Name Finder

Fire provides NameFinder Processor to easily detect named entities and numbers in text. It takes in a column name in the input DataFrame containing text. It then detects the entities and stores them into a new column.

To be able to detect entities the Name Finder needs a model. The model is dependent on the language and entity type it was trained for.

https://opennlp.apache.org/documentation/1.6.0/manual/opennlp.html#tools.namefind.recognition.cmdline

The OpenNLP project offers a number of pre-trained name finder models which are trained on various freely available corpora. They can be downloaded at the OpenNLP download page.
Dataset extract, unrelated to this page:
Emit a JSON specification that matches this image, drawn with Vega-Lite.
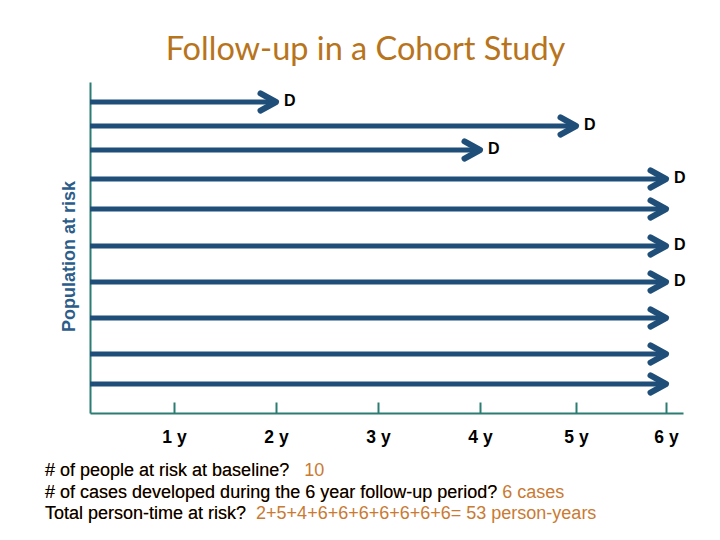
{
  "$schema": "https://vega.github.io/schema/vega-lite/v6.json",
  "width": 593,
  "height": 331,
  "autosize": {"type": "none"},
  "padding": {"left": 90, "top": 82, "right": 37, "bottom": 127},
  "background": "white",
  "config": {"view": {"stroke": null}},
  "title": {
    "text": "Follow-up in a Cohort Study",
    "font": "Lato",
    "fontSize": 32.5,
    "fontWeight": "normal",
    "color": "#B8741C",
    "anchor": "middle",
    "frame": "group",
    "dx": -21,
    "offset": 16
  },
  "datasets": {
    "people": [
      {"person": 1, "start": 0, "end": 2, "event": true},
      {"person": 2, "start": 0, "end": 5, "event": true},
      {"person": 3, "start": 0, "end": 4, "event": true},
      {"person": 4, "start": 0, "end": 6, "event": true},
      {"person": 5, "start": 0, "end": 6, "event": false},
      {"person": 6, "start": 0, "end": 6, "event": true},
      {"person": 7, "start": 0, "end": 6, "event": true},
      {"person": 8, "start": 0, "end": 6, "event": false},
      {"person": 9, "start": 0, "end": 6, "event": false},
      {"person": 10, "start": 0, "end": 6, "event": false}
    ],
    "notes": [
      {"line": 1, "question": "# of people at risk at baseline?", "answer": "10", "gap": "\u00a0\u00a0\u00a0"},
      {"line": 2, "question": "# of cases developed during the 6 year follow-up period?", "answer": "6 cases", "gap": "\u00a0"},
      {"line": 3, "question": "Total person-time at risk?", "answer": "2+5+4+6+6+6+6+6+6+6= 53 person-years", "gap": "\u00a0\u00a0"}
    ]
  },
  "layer": [
    {
      "data": {"name": "people"},
      "encoding": {
        "y": {
          "field": "person",
          "type": "quantitative",
          "scale": {
            "domain": [0, 1, 2, 3, 4, 5, 6, 7, 8, 9, 10, 11],
            "range": [0, 20, 44, 68, 97, 127, 164, 200, 236, 272, 302, 331],
            "zero": false,
            "nice": false
          },
          "axis": {
            "title": "Population at risk",
            "titleFont": "Liberation Sans",
            "titleFontSize": 18,
            "titleFontWeight": "bold",
            "titleColor": "#2C5C8A",
            "titlePadding": 12,
            "titleY": 174,
            "labels": false,
            "ticks": false,
            "grid": false,
            "domainColor": "#2B7C72",
            "domainWidth": 2
          }
        }
      },
      "layer": [
        {
          "mark": {"type": "rule", "color": "#1F4E79", "strokeWidth": 5, "strokeCap": "butt"},
          "encoding": {
            "x": {
              "field": "start",
              "type": "quantitative",
              "scale": {
                "domain": [0, 1, 2, 3, 4, 5, 6, 6.19],
                "range": [0, 84, 186, 288, 390, 486, 576, 593],
                "zero": false,
                "nice": false
              },
              "axis": {
                "title": null,
                "values": [1, 2, 3, 4, 5, 6],
                "labelExpr": "datum.value + ' y'",
                "labelFont": "Liberation Sans",
                "labelFontSize": 17.5,
                "labelFontWeight": "bold",
                "labelColor": "#000000",
                "labelPadding": 26,
                "tickSize": -11,
                "tickWidth": 2,
                "tickColor": "#2B7C72",
                "domainColor": "#2B7C72",
                "domainWidth": 2,
                "grid": false
              }
            },
            "x2": {"field": "end"}
          }
        },
        {
          "mark": {
            "type": "point",
            "shape": "M -1 -0.55 L 0 0 L -1 0.55",
            "size": 960,
            "filled": false,
            "opacity": 1,
            "stroke": "#1F4E79",
            "strokeWidth": 6,
            "strokeCap": "round",
            "strokeJoin": "round"
          },
          "encoding": {
            "x": {"field": "end", "type": "quantitative"}
          }
        },
        {
          "transform": [{"filter": "datum.event"}],
          "mark": {
            "type": "text",
            "text": "D",
            "font": "Liberation Sans",
            "fontSize": 16,
            "fontWeight": "bold",
            "color": "#000000",
            "align": "left",
            "baseline": "middle",
            "dx": 8,
            "dy": -1
          },
          "encoding": {
            "x": {"field": "end", "type": "quantitative"}
          }
        }
      ]
    },
    {
      "data": {"name": "notes"},
      "encoding": {
        "x": {"datum": 0, "type": "quantitative"},
        "y": {
          "field": "line",
          "type": "ordinal",
          "scale": {"range": [389, 432], "padding": 0},
          "axis": null
        }
      },
      "layer": [
        {
          "mark": {
            "type": "text",
            "text": {"expr": "datum.question + datum.gap + datum.answer"},
            "font": "Liberation Sans",
            "fontSize": 18,
            "color": "#C97A33",
            "align": "left",
            "baseline": "middle",
            "dx": -45
          }
        },
        {
          "mark": {
            "type": "text",
            "font": "Liberation Sans",
            "fontSize": 18,
            "color": "#000000",
            "align": "left",
            "baseline": "middle",
            "dx": -45
          },
          "encoding": {"text": {"field": "question"}}
        }
      ]
    }
  ],
  "resolve": {"scale": {"y": "independent"}}
}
http://opennlp.sourceforge.net/models-1.5/

Steps for installing the OpenNLP models in Fire are covered here : http://docs.sparkflows.io/en/latest/operating/installing-opennlp.html

Workflow

Below is a workflow which uses the NameFinder Processor.

Workflow

It consists of 3 Processors:

  • TextFiles - It reads in the input text file and creates a row from each line of text.
  • OpenNLPNameFinder - It extracts the entities from each line of text.
  • PrintNRows - It prints the first 10 rows of the result.

Textfiles

It reads in the input files from the directory data/ner-person. It places each line in the column ‘line’.

Processor Configuration

Workflow

Processor Output

Workflow

OpenNLPNameFinder

It extracts entities from the text in the input column ‘line’ and stores them in the output column ‘ner’. When running on the Hadoop Cluster, the model file has to be on HDFS and users have to have access to it.

Workflow

PrintNRows

It prints the first 10 rows from the result.

Workflow